Enter our interactive, online solution finder. The main attraction is a 28×28 grid representing the island, with mountain peaks represented by dots, all inside an outline dictated by the set of points either on or just outside the upper-right quarter of a 28km radius circle (the coastline). Each peak has a circle around it representing the base of that mountain. The user can click the peaks in sequence to build up a solution. At every step you will only be able to select valid moves (invalid moves will be greyed out) so any path involving all 60 peaks is valid in the eyes of the question.

There are various numerical outputs at the top of the map as well:

 – the top left corner shows the optimum start and end points along the coastline (red represents the first peak visited and green represents the last)
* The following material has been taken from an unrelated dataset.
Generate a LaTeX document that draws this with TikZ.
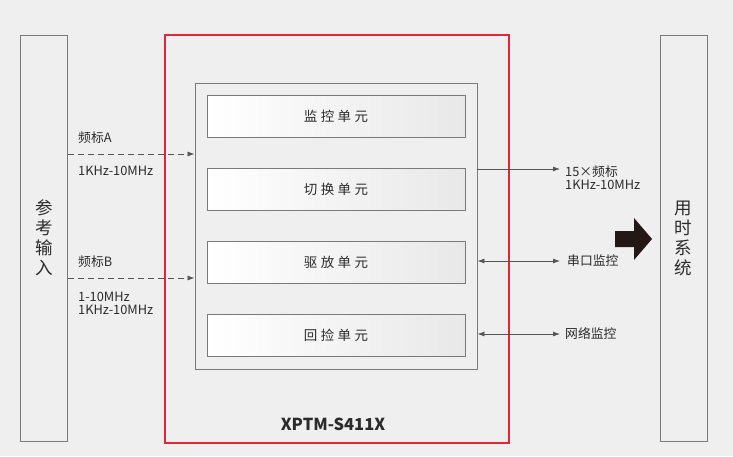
\documentclass[tikz,border=0pt]{standalone}
\usepackage{fontspec}
\setmainfont{Noto Sans CJK SC}
\usetikzlibrary{arrows.meta}
\definecolor{bg}{RGB}{239,239,239}
\definecolor{edge}{RGB}{122,122,122}
\definecolor{redbox}{RGB}{220,40,55}
\definecolor{txt}{RGB}{43,43,43}
\definecolor{linec}{RGB}{85,85,85}
\definecolor{arrowc}{RGB}{35,24,21}
\begin{document}
\begin{tikzpicture}[x=1pt,y=-1pt,
  sidebox/.style={draw=edge,line width=0.9pt,minimum width=47pt,minimum height=406pt,inner sep=0pt,text=txt,font=\fontsize{17.5}{20}\selectfont,align=center},
  unitbox/.style={draw=edge,line width=0.9pt,minimum width=258pt,minimum height=42pt,inner sep=0pt,left color=white,right color=black!9,text=txt,font=\fontsize{13.5}{15}\selectfont},
  lbl/.style={anchor=west,inner sep=0pt,text=txt,font=\fontsize{12.8}{15}\selectfont,align=left},
  sig/.style={draw=linec,line width=0.8pt,-{Latex[length=7pt,width=5pt]}},
  dsig/.style={sig,dash pattern=on 6pt off 4pt},
  bsig/.style={draw=linec,line width=0.8pt,{Latex[length=7pt,width=5pt]}-{Latex[length=7pt,width=5pt]}}
]
\useasboundingbox[fill=bg] (0,0) rectangle (733,456);
\node[sidebox] (lbox) at (44,238) {参\\考\\输\\入};
\node[sidebox] (rbox) at (683.5,238) {用\\时\\系\\统};
\draw[redbox,line width=1.1pt] (165,35) rectangle (509,443);
\node[draw=edge,line width=0.9pt,minimum width=282pt,minimum height=286pt,inner sep=0pt] (inner) at (336,226) {};
\node[unitbox] (u1) at (336,116) {监\hspace{3.5pt}控\hspace{3.5pt}单\hspace{3.5pt}元};
\node[unitbox] (u2) at (336,189) {切\hspace{3.5pt}换\hspace{3.5pt}单\hspace{3.5pt}元};
\node[unitbox] (u3) at (336,262) {驱\hspace{3.5pt}放\hspace{3.5pt}单\hspace{3.5pt}元};
\node[unitbox] (u4) at (336,335) {回\hspace{3.5pt}捡\hspace{3.5pt}单\hspace{3.5pt}元};
\node[inner sep=0pt,text=txt,font=\fontsize{16.5}{18}\selectfont\bfseries] (title) at (333,424) {XPTM-S411X};
% left inputs
\coordinate (ya) at (0,154);
\coordinate (yb) at (0,278);
\draw[dsig] (lbox.east |- ya) -- (inner.west |- ya);
\draw[dsig] (lbox.east |- yb) -- (inner.west |- yb);
\node[lbl] (la1) at (78,138) {频标A};
\node[lbl] (la2) at (78,171) {1KHz-10MHz};
\node[lbl] (lb1) at (78,262) {频标B};
\node[lbl,align=left] (lb2) at (78,303) {1-10MHz\\[-2pt]1KHz-10MHz};
% right outputs
\coordinate (r1) at (560,169);
\coordinate (r2) at (560,261);
\coordinate (r3) at (560,334);
\draw[sig] (inner.east |- r1) -- (r1);
\draw[bsig] (inner.east |- r2) -- (r2);
\draw[bsig] (inner.east |- r3) -- (r3);
\node[lbl,align=left] (o1) at (565,178) {15×频标\\[-2pt]1KHz-10MHz};
\node[lbl] (o2) at (567,261) {串口监控};
\node[lbl] (o3) at (565,334) {网络监控};
% big arrow
\fill[arrowc] (615,231) -- (634,231) -- (634,218) -- (652,239) -- (634,260) -- (634,247) -- (615,247) -- cycle;
\end{tikzpicture}
\end{document}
 – the upper number in the middle shows the number of seconds the route would take (including travel to and from the coastline at the start and end), rounded to 3 decimal places

 – below this is the same time but in a more user-friendly format

 – the counter in the top-right shows how many peaks are on the path you are plotting, going from 0 when you have selected no peaks to 60 when you have a valid path

There is also a download button at the foot of the page which downloads a text file with the x and y coordinates of each point along the path (including the start and end points on the coast).

This tool can be viewed at and will remain live for the foreseeable future. Note that on some devices, especially ones with smaller screens, the browser might need to be zoomed in or out for the map to become interactive. It’s best viewed on a desktop computer with a large screen.